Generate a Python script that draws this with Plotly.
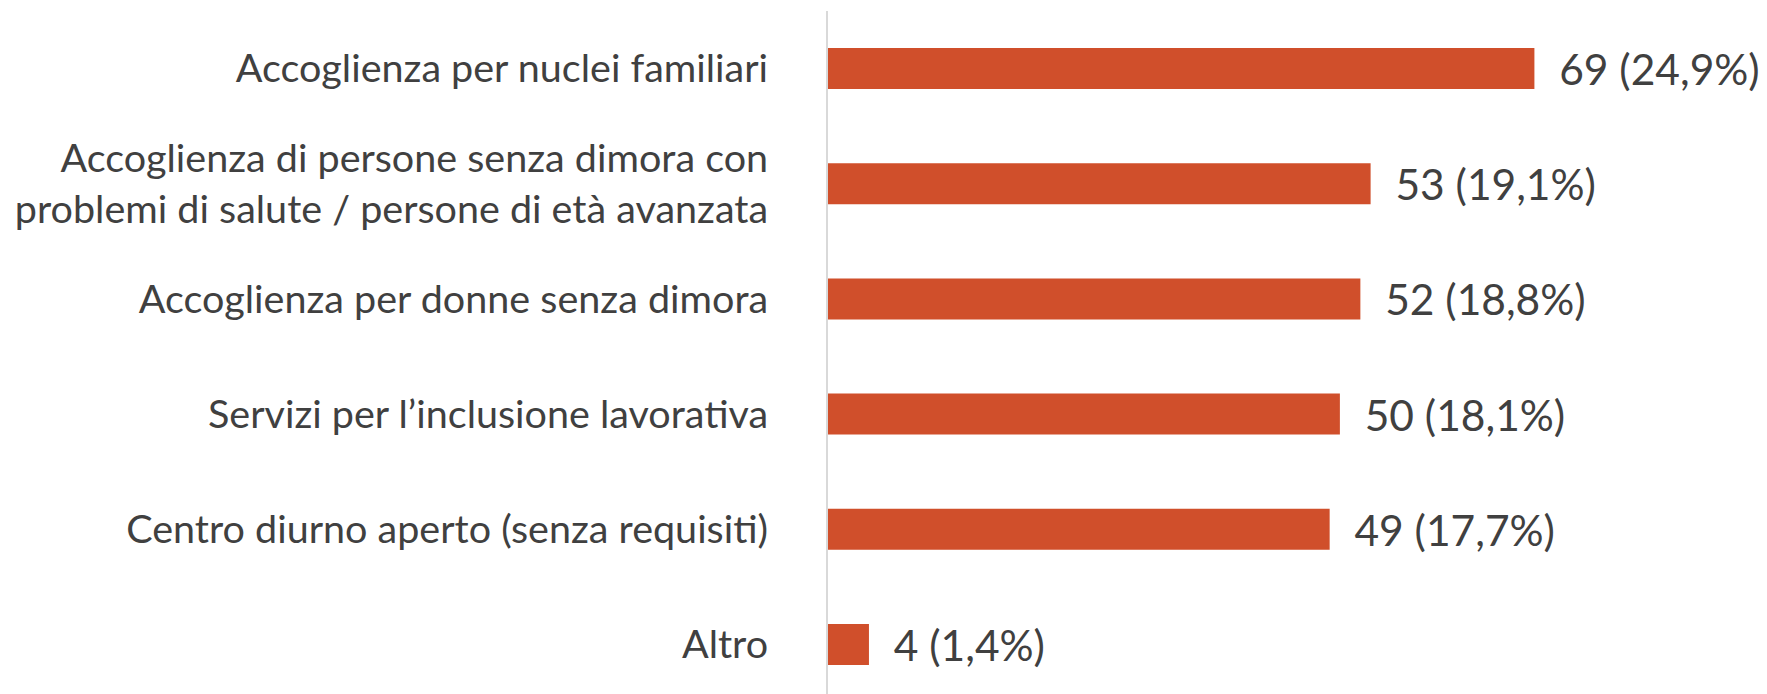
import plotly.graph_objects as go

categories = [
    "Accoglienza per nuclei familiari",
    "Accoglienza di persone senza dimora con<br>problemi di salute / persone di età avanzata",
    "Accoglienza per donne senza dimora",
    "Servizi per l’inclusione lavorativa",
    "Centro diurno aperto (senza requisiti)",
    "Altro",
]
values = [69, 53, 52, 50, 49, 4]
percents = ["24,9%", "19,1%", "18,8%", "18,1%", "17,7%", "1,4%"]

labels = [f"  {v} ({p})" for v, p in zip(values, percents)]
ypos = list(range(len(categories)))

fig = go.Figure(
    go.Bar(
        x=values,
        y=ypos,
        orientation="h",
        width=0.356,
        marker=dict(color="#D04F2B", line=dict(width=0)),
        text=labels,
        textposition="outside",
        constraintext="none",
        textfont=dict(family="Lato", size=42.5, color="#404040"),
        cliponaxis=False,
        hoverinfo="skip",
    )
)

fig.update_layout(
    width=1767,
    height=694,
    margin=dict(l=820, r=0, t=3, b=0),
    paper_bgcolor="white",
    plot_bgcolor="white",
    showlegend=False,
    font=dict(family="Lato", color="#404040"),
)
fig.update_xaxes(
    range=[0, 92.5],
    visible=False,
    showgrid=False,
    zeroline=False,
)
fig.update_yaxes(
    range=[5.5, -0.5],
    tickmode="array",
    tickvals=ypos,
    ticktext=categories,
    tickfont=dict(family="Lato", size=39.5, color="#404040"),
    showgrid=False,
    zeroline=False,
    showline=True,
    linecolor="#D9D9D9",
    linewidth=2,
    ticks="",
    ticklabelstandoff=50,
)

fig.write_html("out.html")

•••••

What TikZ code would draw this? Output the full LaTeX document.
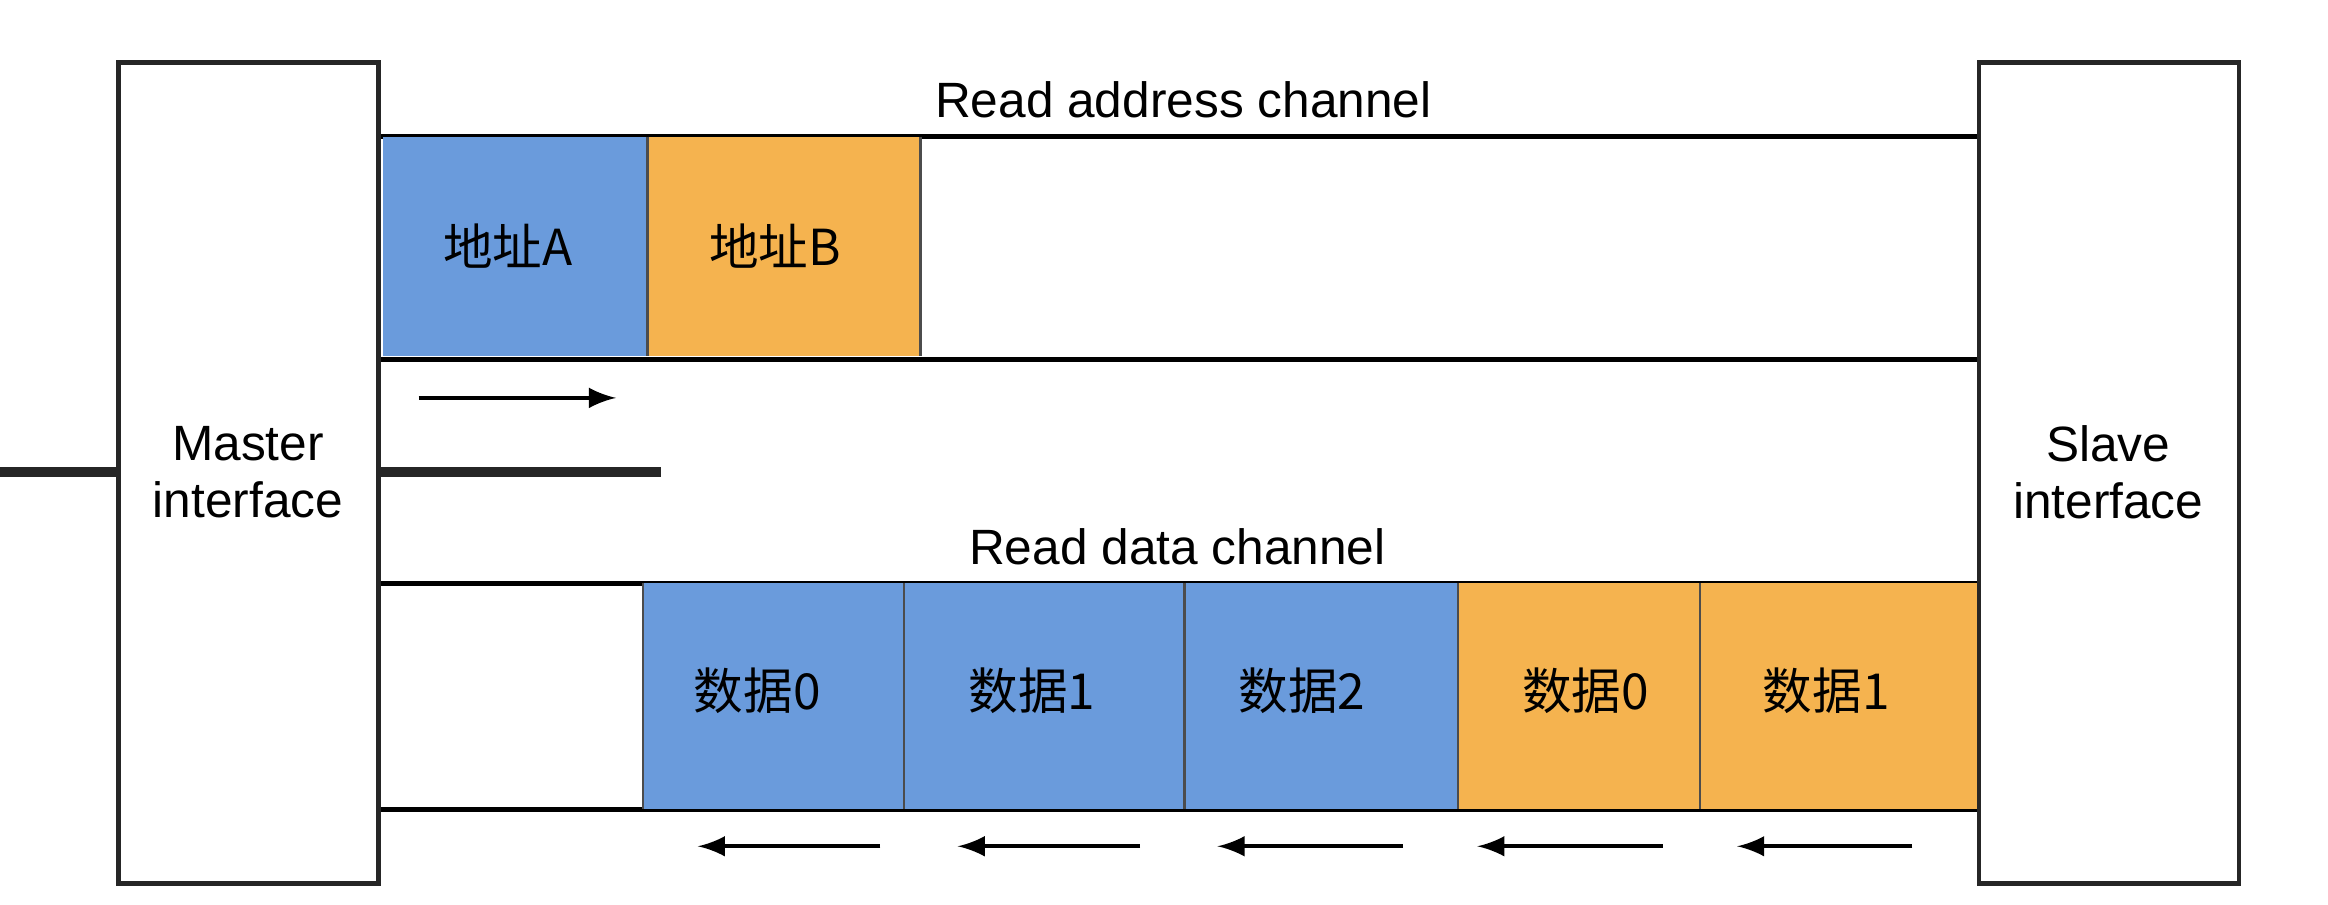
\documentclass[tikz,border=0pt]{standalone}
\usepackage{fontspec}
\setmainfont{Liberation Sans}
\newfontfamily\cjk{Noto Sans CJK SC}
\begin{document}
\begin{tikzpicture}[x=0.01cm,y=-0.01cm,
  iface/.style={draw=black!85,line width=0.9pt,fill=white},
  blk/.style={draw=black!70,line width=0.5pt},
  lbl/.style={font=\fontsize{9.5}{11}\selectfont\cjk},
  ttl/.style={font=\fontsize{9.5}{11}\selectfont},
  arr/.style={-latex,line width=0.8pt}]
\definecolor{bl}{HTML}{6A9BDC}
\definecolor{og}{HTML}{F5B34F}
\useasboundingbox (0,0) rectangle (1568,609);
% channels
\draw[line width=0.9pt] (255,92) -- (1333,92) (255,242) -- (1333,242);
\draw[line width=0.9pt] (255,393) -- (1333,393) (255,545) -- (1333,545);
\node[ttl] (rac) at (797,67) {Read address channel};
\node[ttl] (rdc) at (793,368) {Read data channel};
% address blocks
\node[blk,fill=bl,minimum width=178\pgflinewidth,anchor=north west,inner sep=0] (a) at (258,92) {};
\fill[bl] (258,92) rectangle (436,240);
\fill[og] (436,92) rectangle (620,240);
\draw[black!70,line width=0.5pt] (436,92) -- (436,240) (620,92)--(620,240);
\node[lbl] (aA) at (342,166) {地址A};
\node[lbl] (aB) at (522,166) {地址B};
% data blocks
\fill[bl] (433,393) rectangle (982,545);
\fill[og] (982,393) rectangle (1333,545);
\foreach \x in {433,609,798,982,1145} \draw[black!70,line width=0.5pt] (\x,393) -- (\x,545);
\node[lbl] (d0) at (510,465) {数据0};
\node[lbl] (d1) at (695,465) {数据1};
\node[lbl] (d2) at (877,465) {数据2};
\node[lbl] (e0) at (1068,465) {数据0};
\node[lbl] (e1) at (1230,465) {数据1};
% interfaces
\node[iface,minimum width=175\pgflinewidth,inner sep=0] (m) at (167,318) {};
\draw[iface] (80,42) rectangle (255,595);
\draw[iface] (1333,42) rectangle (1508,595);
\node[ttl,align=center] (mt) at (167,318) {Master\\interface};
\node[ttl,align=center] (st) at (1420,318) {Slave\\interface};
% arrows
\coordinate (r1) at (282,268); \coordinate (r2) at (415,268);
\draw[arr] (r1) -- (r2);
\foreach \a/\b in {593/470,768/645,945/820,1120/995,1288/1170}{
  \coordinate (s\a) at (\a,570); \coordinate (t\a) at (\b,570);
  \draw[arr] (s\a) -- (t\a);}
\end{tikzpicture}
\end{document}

•••••

_Instruction_.
Reproduce each line of the entries in which the word "this" is found.

_Written answer_.
Generate a Python script that draws this with Plotly.
What TikZ code would draw this? Output the full LaTeX document.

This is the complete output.